CHESTER COUNTY, S.C. — An esports gaming league is starting up at dozens of schools in South Carolina this winter. The organizer said he hopes to bring the league to Charlotte schools next.
Kaleb Funderburk is a senior at Great Falls High School in South Carolina. His school year has been a bit different than in years past. He doesn’t step inside the school very often because of virtual learning. But the biggest difference for him is sports. He says his football season wasn’t the same due to COVID-19.
“We had one game that was canceled, and we had to reschedule a few,” Funderburk said. “We only played a few. It was kind of frustrating being our senior season.”

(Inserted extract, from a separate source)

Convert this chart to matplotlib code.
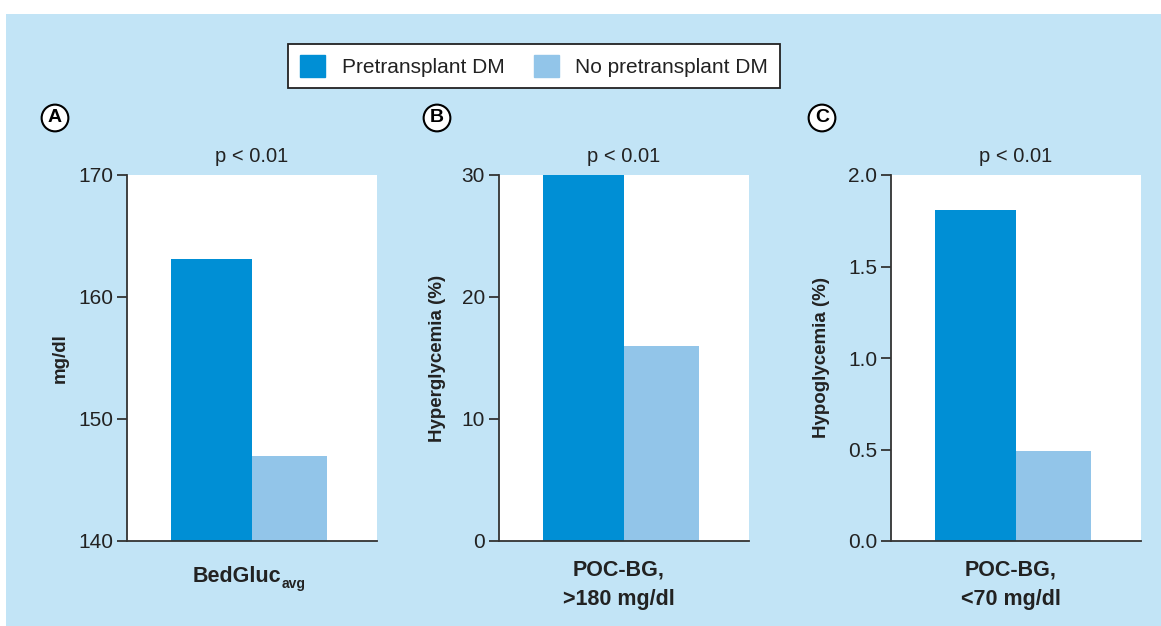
import matplotlib
matplotlib.use("Agg")
import matplotlib.pyplot as plt
from matplotlib.patches import Rectangle

plt.rcParams["font.family"] = ["Liberation Sans", "DejaVu Sans"]

# Data
series = ["Pretransplant DM", "No pretransplant DM"]
panels = ["A", "B", "C"]
categories = ["BedGluc", "POC-BG,\n>180 mg/dl", "POC-BG,\n<70 mg/dl"]
ylabels = ["mg/dl", "Hyperglycemia (%)", "Hypoglycemia (%)"]
pre_dm = [163.1, 30.0, 1.81]
no_pre_dm = [147.0, 16.0, 0.49]
yticks = [[140, 150, 160, 170], [0, 10, 20, 30], [0.0, 0.5, 1.0, 1.5, 2.0]]
ytick_labels = [["140", "150", "160", "170"], ["0", "10", "20", "30"],
                ["0.0", "0.5", "1.0", "1.5", "2.0"]]
pvalues = ["p < 0.01", "p < 0.01", "p < 0.01"]

W, H = 1161, 626
dark = "#008fd5"
light = "#92c5e9"
bg = "#c2e4f6"
ink = "#222222"

fig = plt.figure(figsize=(W / 100, H / 100), dpi=100)
fig.patch.set_facecolor("white")
fig.patches.append(Rectangle((6 / W, 0), 1, 1 - 14 / H, transform=fig.transFigure,
                             facecolor=bg, edgecolor="none", zorder=-10))

lefts = [127, 499, 891]
top, bottom, width = 175, 541, 250
label_x = [55, 437, 822]
ylab_x = [60, 437, 822]

for i in range(3):
    ax = fig.add_axes([lefts[i] / W, 1 - bottom / H, width / W, (bottom - top) / H])
    ax.set_facecolor("white")
    ax.bar(0.176, pre_dm[i], width=0.324, align="edge", color=dark, bottom=0)
    ax.bar(0.5, no_pre_dm[i], width=0.3, align="edge", color=light, bottom=0)
    ax.set_xlim(0, 1)
    ax.set_ylim(yticks[i][0], yticks[i][-1])
    ax.set_yticks(yticks[i])
    ax.set_yticklabels(ytick_labels[i])
    ax.set_xticks([])
    for s in ["top", "right"]:
        ax.spines[s].set_visible(False)
    for s in ["left", "bottom"]:
        ax.spines[s].set_color("#333333")
        ax.spines[s].set_linewidth(1.3)
    ax.tick_params(axis="y", direction="out", length=7, width=1.3, color="#333333",
                   labelsize=15, labelcolor=ink, pad=3)
    ax.set_title(pvalues[i], fontsize=14.5, color=ink, pad=9)
    fig.text(ylab_x[i] / W, 1 - 358 / H, ylabels[i], rotation=90, ha="center", va="center",
             fontsize=13.5, fontweight="bold", color=ink)
    cx = (lefts[i] + width / 2 - 5) / W
    if i == 0:
        fig.text(cx - 10 / W, 1 - 577 / H, categories[i], ha="center", va="center",
                 fontsize=15.5, fontweight="bold", color=ink)
        fig.text(cx + 35 / W, 1 - 584 / H, "avg", ha="left", va="center",
                 fontsize=10, fontweight="bold", color=ink)
    else:
        fig.text(cx, 1 - 585 / H, categories[i], ha="center", va="center",
                 fontsize=15.5, fontweight="bold", color=ink, linespacing=1.55)
    fig.text(label_x[i] / W, 1 - 118 / H, panels[i], ha="center", va="center",
             fontsize=14, fontweight="bold", color="black",
             bbox=dict(boxstyle="circle,pad=0.25", facecolor="white",
                       edgecolor="black", linewidth=1.5))

# Legend
handles = [Rectangle((0, 0), 1, 1, color=dark), Rectangle((0, 0), 1, 1, color=light)]
leg = fig.legend(handles, series, loc="center", bbox_to_anchor=(534 / W, 1 - 66 / H),
                 ncol=2, fontsize=15, frameon=True, fancybox=False, handlelength=1.2,
                 handleheight=1.2, handletextpad=0.8, columnspacing=1.4,
                 borderpad=0.55, labelcolor=ink)
leg.get_frame().set_edgecolor("#222222")
leg.get_frame().set_linewidth(1.3)
leg.get_frame().set_facecolor("white")
leg.get_frame().set_alpha(1)

fig.savefig("out.png", dpi=100, facecolor=fig.get_facecolor())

There’s one game he can play with his friends without seeing them in person, and that is esports.
“You can friend them on whatever game you are playing, and it will pop up if they are on,” Funderburk says. “Then, you can invite them to your party.”
Funderburk says he has even made new friends while playing. It’s why he was excited when he heard the school was starting up an esports league in January.
“Right now we have 12 schools,” Mainstage Gaming Network Founder Cory Sloan says. “We have 10 public schools and one private school.”
Sloan is a big gamer himself. He recently started up his company to act as a platform to host school game tournaments. He is also a basketball coach at Northwestern High School in York County.
“We were saying, 'look guys you have sports, these can be shut down, but online video games can’t,'” Sloan says.
Sloan knew there was a big demand for it. A video game tournament held in Charlotte in February 2020, before COVID-19, attracted hundreds of people. He said most of them were high school- or college-age, and people weren’t just there to play.
“I think the other biggest thing it demonstrated is there is a demand for people to watch,” Sloan says. “I think that is key to the cities and the people that are throwing the events because that is where the money is generated.”
The athletic director of Great Falls High School, Garrett Knight, said it will be set up as a club with an advisor who acts as a coach.
“He lets the kids know when the competitions are and gets the teams organized,” Knight says.
Knight said players could compete against students from other schools or they could just play against each other.
“The kids can choose what game they want to play,” Knight says. “The other thing is that the parents still have to sign off permission for those kids to play the game.”
Sloan said he hopes he can use the plan in South Carolina as a model for getting leagues started in more schools.
“I’ll be contacting Charlotte and Greenville and saying ‘hey look, this is what we are doing, this is how it is done, would you be interested in doing this in the next semester?’” Sloan says.